In the SLA (Service Level Agreement) section, you can define time-bound remediation targets for vulnerabilities based on their risk level. Each level — from No Risk to Critical — is assigned a specific number of days, indicating how quickly vulnerabilities must be addressed after detection in order to remain compliant with your organization’s SLA policy.
These SLA thresholds allow security administrators to enforce remediation expectations across teams and align with internal governance or external regulatory standards. They are prominently used in Phoenix dashboards to monitor real-time compliance, drive accountability, and proactively flag overdue issues before they escalate into security incidents.
Additionally, you can configure “Resolution SLA” values per risk level. These define the maximum number of days allowed to fully resolve a vulnerability — measured by the time from a creation of a ticket to the closure of a ticket. This ensures that vulnerabilities not only receive attention but are completely addressed within the agreed timeframe, helping maintain both system integrity and compliance posture.

Using Finding based SLA
When Finding-based SLA is active (default setting), SLA tracking is performed at the individual finding level. This method enables your organization to:
- Measure how long each finding has remained open.
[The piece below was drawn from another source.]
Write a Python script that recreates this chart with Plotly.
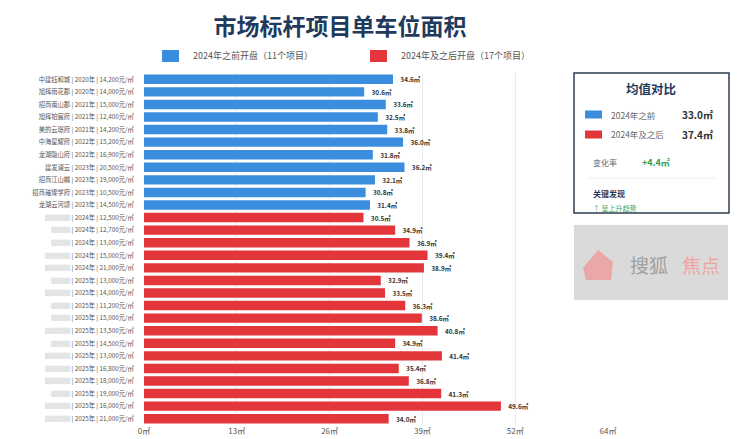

- Identify SLA breaches based on the specific criticality level assigned to the finding.
- Report and visualize SLA status across all unresolved vulnerabilities regardless of how they are managed.
This approach is particularly useful when remediation is not yet tied to external ticketing systems and offers a granular view of open risk across the environment.

Using Ticket based SLA
To shift from Finding-based to Ticket-based SLA, scroll to the bottom of the SLA configuration table and select the Ticket-based SLA option.
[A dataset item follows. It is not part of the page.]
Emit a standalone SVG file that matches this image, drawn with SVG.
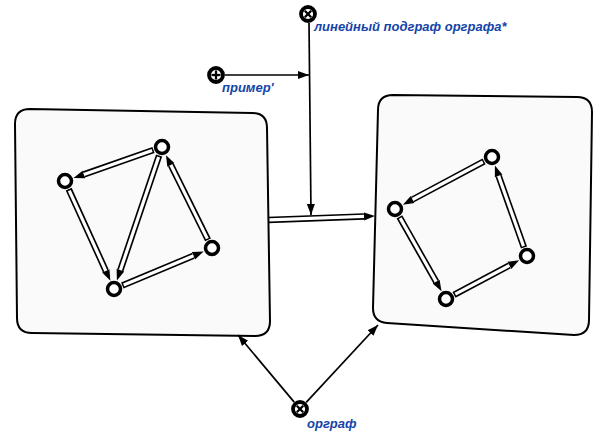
<svg xmlns="http://www.w3.org/2000/svg" width="607" height="440" viewBox="0 0 607 440">
<style>
.box{fill:#fafafa;stroke:#000;stroke-width:2}
.nd{fill:#fff;stroke:#000;stroke-width:3.5}
.ho{stroke:#000;stroke-width:6.5;fill:none;marker-end:url(#hh)}
.hi{stroke:#fff;stroke-width:3.2;fill:none}
.th{stroke:#000;stroke-width:1.7;fill:none;marker-end:url(#th)}
.sym{fill:#fff;stroke:#000;stroke-width:3.8}
.x{stroke:#000;stroke-width:2.3}
.lbl{font-family:"Liberation Sans",Arial,sans-serif;font-size:13px;font-weight:bold;font-style:italic;fill:#1544a8}
</style>
<defs>
<marker id="hh" viewBox="0 -5 11 10" markerWidth="11" markerHeight="10" refX="0" refY="0" orient="auto" markerUnits="userSpaceOnUse">
<path d="M0,-4 L11,0 L0,4 Z" fill="#000"/>
</marker>
<marker id="th" viewBox="0 -5 11 10" markerWidth="11" markerHeight="10" refX="11" refY="0" orient="auto" markerUnits="userSpaceOnUse">
<path d="M0,-4 L11,0 L0,4 Z" fill="#000"/>
</marker>
</defs>

<g id="box-left">
<path class="box" d="M30,109 L252,113 Q267,113 267,128 L270,321 Q270,336 255,336 L32,333 Q17,333 17,318 L15,124 Q15,109 30,109 Z"/>
</g>
<g id="box-right">
<path class="box" d="M393,95 L577,97 Q592,97 592,112 L589,320 Q589,335 574,335 L387,323 Q373,322 373,308 L378,110 Q378,95 393,95 Z"/>
</g>

<g id="connectors">
<line class="ho" x1="153.5" y1="150.0" x2="83.9" y2="174.4"/><line class="hi" x1="152.1" y1="150.5" x2="83.9" y2="174.4"/>
<line class="ho" x1="68.7" y1="189.2" x2="105.8" y2="270.8"/><line class="hi" x1="69.3" y1="190.6" x2="105.8" y2="270.8"/>
<line class="ho" x1="159.1" y1="155.5" x2="120.4" y2="270.1"/><line class="hi" x1="158.6" y1="156.9" x2="120.4" y2="270.1"/>
<line class="ho" x1="122.3" y1="285.5" x2="193.5" y2="255.8"/><line class="hi" x1="123.7" y1="284.9" x2="193.5" y2="255.8"/>
<line class="ho" x1="208.0" y1="239.9" x2="170.9" y2="165.0"/><line class="hi" x1="207.3" y1="238.6" x2="170.9" y2="165.0"/>
<line class="ho" x1="484.1" y1="161.3" x2="412.6" y2="199.5"/><line class="hi" x1="482.8" y1="162.0" x2="412.6" y2="199.5"/>
<line class="ho" x1="399.4" y1="216.8" x2="436.1" y2="281.6"/><line class="hi" x1="400.2" y1="218.1" x2="436.1" y2="281.6"/>
<line class="ho" x1="454.0" y1="294.8" x2="509.4" y2="265.4"/><line class="hi" x1="455.3" y1="294.1" x2="509.4" y2="265.4"/>
<line class="ho" x1="524.0" y1="247.5" x2="498.6" y2="175.9"/><line class="hi" x1="523.5" y1="246.1" x2="498.6" y2="175.9"/>
<line class="ho" x1="268" y1="220" x2="364.0" y2="216.4"/><line class="hi" x1="269.5" y1="219.9" x2="364.0" y2="216.4"/>
<line class="th" x1="309" y1="23" x2="311" y2="215"/>
<line class="th" x1="225" y1="75" x2="309" y2="75"/>
<line class="th" x1="294.2" y1="402.1" x2="238" y2="335"/>
<line class="th" x1="306.2" y1="402.4" x2="378" y2="325"/>
</g>

<g id="nodes-left">
<circle class="nd" cx="162" cy="147" r="6.5"/>
<circle class="nd" cx="65" cy="181" r="6.5"/>
<circle class="nd" cx="114" cy="289" r="6.5"/>
<circle class="nd" cx="212" cy="248" r="6.5"/>
</g>
<g id="nodes-right">
<circle class="nd" cx="492" cy="157" r="6.5"/>
<circle class="nd" cx="395" cy="209" r="6.5"/>
<circle class="nd" cx="446" cy="299" r="6.5"/>
<circle class="nd" cx="527" cy="256" r="6.5"/>
</g>

<g id="sym-line-subgraph">
<circle class="sym" cx="308" cy="14" r="7"/>
<line class="x" x1="304.8" y1="10.8" x2="311.2" y2="17.2"/><line class="x" x1="311.2" y1="10.8" x2="304.8" y2="17.2"/>
<text class="lbl" x="314" y="31">линейный подграф орграфа*</text>
</g>
<g id="sym-example">
<circle class="sym" cx="216" cy="75" r="7"/>
<line class="x" x1="211.5" y1="75" x2="220.5" y2="75"/><line class="x" x1="216" y1="70.5" x2="216" y2="79.5"/>
<text class="lbl" x="222" y="92">пример'</text>
</g>
<g id="sym-digraph">
<circle class="sym" cx="300" cy="409" r="7"/>
<line class="x" x1="296.8" y1="405.8" x2="303.2" y2="412.2"/><line class="x" x1="303.2" y1="405.8" x2="296.8" y2="412.2"/>
<text class="lbl" x="307" y="428">орграф</text>
</g>
</svg>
This mode is ideal when your organization uses tools like Jira, ServiceNow, or similar platforms to manage remediation work. Instead of tracking individual findings, Phoenix will track SLA compliance based on:
- How long remediation tickets have been open, from creation to closure.
- Whether the duration exceeds the threshold set in the Resolution SLA configuration.
This allows for a workflow-aligned SLA model, where teams are measured not just on detection response but on the end-to-end resolution process. It also ensures that SLA monitoring is in sync with how remediation tasks are actually performed and completed across engineering and DevSecOps teams.